OPINION: Firefighters are reliably to be found around the top of the Readers Digest annual poll to find most trusted professions in New Zealand and it's hard to argue with that.
Especially from the perspective of journalists. Pipped as we are for 42nd spot by airport baggage handlers, we find ourselves looking way up the list, our faces pinched with envy, to find fire crews sitting at No 2 behind paramedics.
Invercargill residents undoubtedly share the nationwide climate of approval for the work done by our firefighters. This weekend, as they gather to celebrate 150 years' service to Invercargill, we should remind ourselves why.
It hardly out of inert sentimentality.
It is as true today as it has been at any time throughout those 15 decades that our firefighters, time and again, come up with the goods.
They have saved uncountable lives and immeasurable loss of property.
And, for all their training and skills, the fact remains that they hazard their own hides to do it.
Our calls on their services extend past smoke and flames to road crashes, chemical scares, entrapments and a host of other occasions where things have somehow gone wrong for us.
Even to the extent of Thomas McCambridge who in 1959 climbed down a Queens Park well to rescue three council workers, and wound up dead alongside them.
There have been times when we have called, urgently, for firefighters help not in isolated instances but on huge scale, as in civil defence emergencies like the 1984 floods when, during the course of just 12 days, they toiled to a state of exhaustion answering 693 calls - usually about six months' worth.
The constancy of the service given to Invercargill has not come without change, be it the welcome aspects such as a heightened involvement in community education and fire prevention work, or the less embraceable trends such as a much greater degree of regulation governing their own job requirements.

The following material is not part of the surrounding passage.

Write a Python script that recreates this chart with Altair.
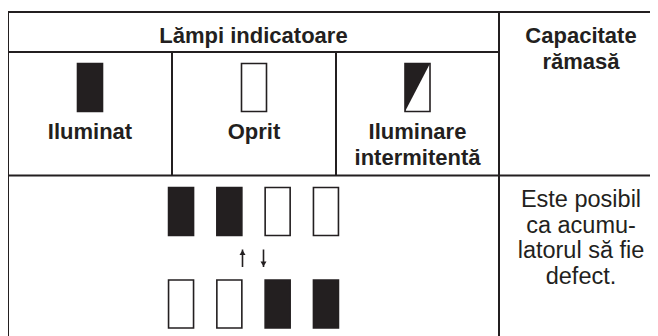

The spinal practicality of the job remains as important as ever, but the rules for getting it done are now mightily more complex.
Invercargill's private houses and public buildings are of varying age and quality, as could be said for most places, but none of us should be pleased about how many of our own are in problematic condition.
For their part there is only so much our firefighters can do to protect us from ourselves if we choose to be disrespectful of risk.
When the brigade celebrated its centenary the then minister of internal affairs, Sir Leon Gutz wrote: "Despite differences between past and present conditions, the fire brigades of today and yesterday have had a common asset - the quality of the men who serve in them".
Fifty years later we can update the reference to include women, but otherwise his assessment still stands.
And thank goodness for that.
But even as we celebrate the occasion, the rest of us need to remember that gratitude for the work of our firefighters is no replacement for our own need to take personal and collective responsibilities to minimise the number of times we must cry out to them for help.